Restate the whole listing word for word. Pictures are left out.

# Start of Recorded data

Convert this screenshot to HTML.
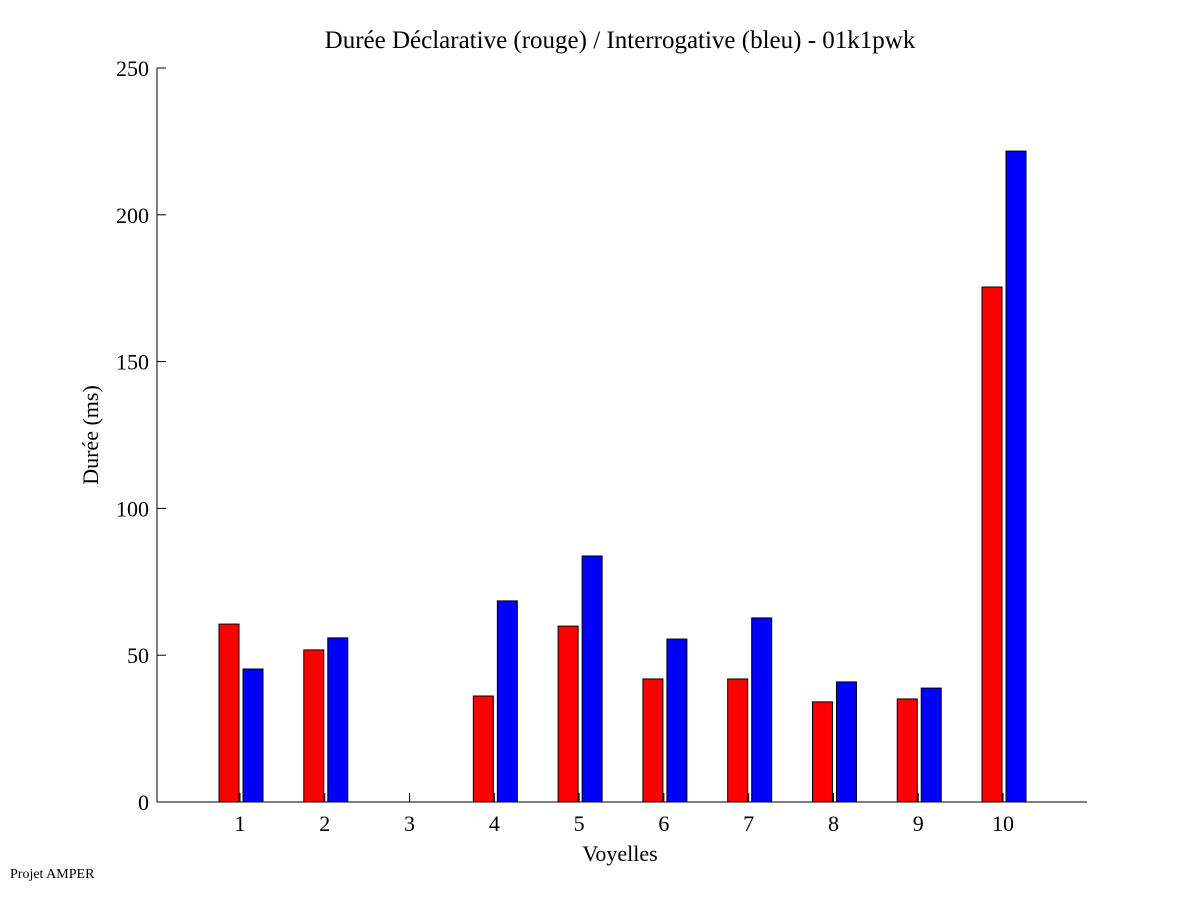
<!DOCTYPE html>
<html><head><meta charset="utf-8"><style>
body{margin:0;background:#fff;}
svg{display:block;font-family:"Liberation Serif",serif;}
</style></head><body>
<svg id="chart" width="1201" height="901" xmlns="http://www.w3.org/2000/svg">
<rect width="1201" height="901" fill="#fff"/>
<text x="620" y="48" font-size="25" text-anchor="middle">Durée Déclarative (rouge) / Interrogative (bleu) - 01k1pwk</text>
<text transform="translate(98,435) rotate(-90)" font-size="22" text-anchor="middle">Durée (ms)</text>
<text x="620" y="861" font-size="22" text-anchor="middle">Voyelles</text>
<text x="10" y="878" font-size="14">Projet AMPER</text>
<g id="axes"></g>
<g id="bars"></g>
</svg>
<script>
const categories = ["1","2","3","4","5","6","7","8","9","10"];
const declarative = [60.6, 51.8, 0, 36.1, 59.9, 41.9, 41.9, 34.1, 35.1, 175.4];
const interrogative = [45.3, 55.9, 0, 68.5, 83.8, 55.5, 62.7, 40.9, 38.8, 221.7];
const yTicks = [0, 50, 100, 150, 200, 250];

const NS = "http://www.w3.org/2000/svg";
const left = 157, right = 1087, y0 = 802, yTop = 68, yMax = 250;
function yPos(v){ return y0 - v / yMax * (y0 - yTop); }
function xPos(i){ return 240 + i * 84.78; }
function mk(tag, attrs, parent){
  const e = document.createElementNS(NS, tag);
  for (const k in attrs) e.setAttribute(k, attrs[k]);
  parent.appendChild(e); return e;
}
const axes = document.getElementById("axes");
const bars = document.getElementById("bars");
let l = mk("line", {x1:left, y1:y0, x2:right, y2:y0, stroke:"#000"}, axes);


l = mk("line", {x1:left, y1:yTop, x2:left, y2:y0, stroke:"#000"}, axes);


yTicks.forEach(v => {
  const y = yPos(v);
  const t = mk("line", {x1:left, y1:y, x2:left+9, y2:y, stroke:"#000"}, axes);
  
  
  const tx = mk("text", {x:left-8, y:y+8, "font-size":22, "text-anchor":"end"}, axes);
  tx.textContent = v;
  
  
});
categories.forEach((c, i) => {
  const x = xPos(i);
  const t = mk("line", {x1:x, y1:y0, x2:x, y2:y0-9, stroke:"#000"}, axes);
  
  
  const tx = mk("text", {x:x, y:831, "font-size":22, "text-anchor":"middle"}, axes);
  tx.textContent = c;
  
  
  if (declarative[i] > 0) {
    const r = mk("rect", {x:x-21, y:yPos(declarative[i]), width:20, height:y0-yPos(declarative[i]), fill:"#ff0000", stroke:"#000", "stroke-width":1}, bars);
    
    
  }
  if (interrogative[i] > 0) {
    const b = mk("rect", {x:x+3, y:yPos(interrogative[i]), width:20, height:y0-yPos(interrogative[i]), fill:"#0000ff", stroke:"#000", "stroke-width":1}, bars);
    
    
  }
});
</script>
</body></html>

# End of Recorded data

*Expected answer:*
Convert this screenshot to HTML.
<!DOCTYPE html>
<html><head><meta charset="utf-8"><style>
body{margin:0;background:#fff;}
svg{display:block;font-family:"Liberation Serif",serif;}
</style></head><body>
<svg id="chart" width="1201" height="901" xmlns="http://www.w3.org/2000/svg">
<rect width="1201" height="901" fill="#fff"/>
<text x="620" y="48" font-size="25" text-anchor="middle">Durée Déclarative (rouge) / Interrogative (bleu) - 01k1pwk</text>
<text transform="translate(98,435) rotate(-90)" font-size="22" text-anchor="middle">Durée (ms)</text>
<text x="620" y="861" font-size="22" text-anchor="middle">Voyelles</text>
<text x="10" y="878" font-size="14">Projet AMPER</text>
<g id="axes"></g>
<g id="bars"></g>
</svg>
<script>
const categories = ["1","2","3","4","5","6","7","8","9","10"];
const declarative = [60.6, 51.8, 0, 36.1, 59.9, 41.9, 41.9, 34.1, 35.1, 175.4];
const interrogative = [45.3, 55.9, 0, 68.5, 83.8, 55.5, 62.7, 40.9, 38.8, 221.7];
const yTicks = [0, 50, 100, 150, 200, 250];

const NS = "http://www.w3.org/2000/svg";
const left = 157, right = 1087, y0 = 802, yTop = 68, yMax = 250;
function yPos(v){ return y0 - v / yMax * (y0 - yTop); }
function xPos(i){ return 240 + i * 84.78; }
function mk(tag, attrs, parent){
  const e = document.createElementNS(NS, tag);
  for (const k in attrs) e.setAttribute(k, attrs[k]);
  parent.appendChild(e); return e;
}
const axes = document.getElementById("axes");
const bars = document.getElementById("bars");
let l = mk("line", {x1:left, y1:y0, x2:right, y2:y0, stroke:"#000"}, axes);


l = mk("line", {x1:left, y1:yTop, x2:left, y2:y0, stroke:"#000"}, axes);


yTicks.forEach(v => {
  const y = yPos(v);
  const t = mk("line", {x1:left, y1:y, x2:left+9, y2:y, stroke:"#000"}, axes);
  
  
  const tx = mk("text", {x:left-8, y:y+8, "font-size":22, "text-anchor":"end"}, axes);
  tx.textContent = v;
  
  
});
categories.forEach((c, i) => {
  const x = xPos(i);
  const t = mk("line", {x1:x, y1:y0, x2:x, y2:y0-9, stroke:"#000"}, axes);
  
  
  const tx = mk("text", {x:x, y:831, "font-size":22, "text-anchor":"middle"}, axes);
  tx.textContent = c;
  
  
  if (declarative[i] > 0) {
    const r = mk("rect", {x:x-21, y:yPos(declarative[i]), width:20, height:y0-yPos(declarative[i]), fill:"#ff0000", stroke:"#000", "stroke-width":1}, bars);
    
    
  }
  if (interrogative[i] > 0) {
    const b = mk("rect", {x:x+3, y:yPos(interrogative[i]), width:20, height:y0-yPos(interrogative[i]), fill:"#0000ff", stroke:"#000", "stroke-width":1}, bars);
    
    
  }
});
</script>
</body></html>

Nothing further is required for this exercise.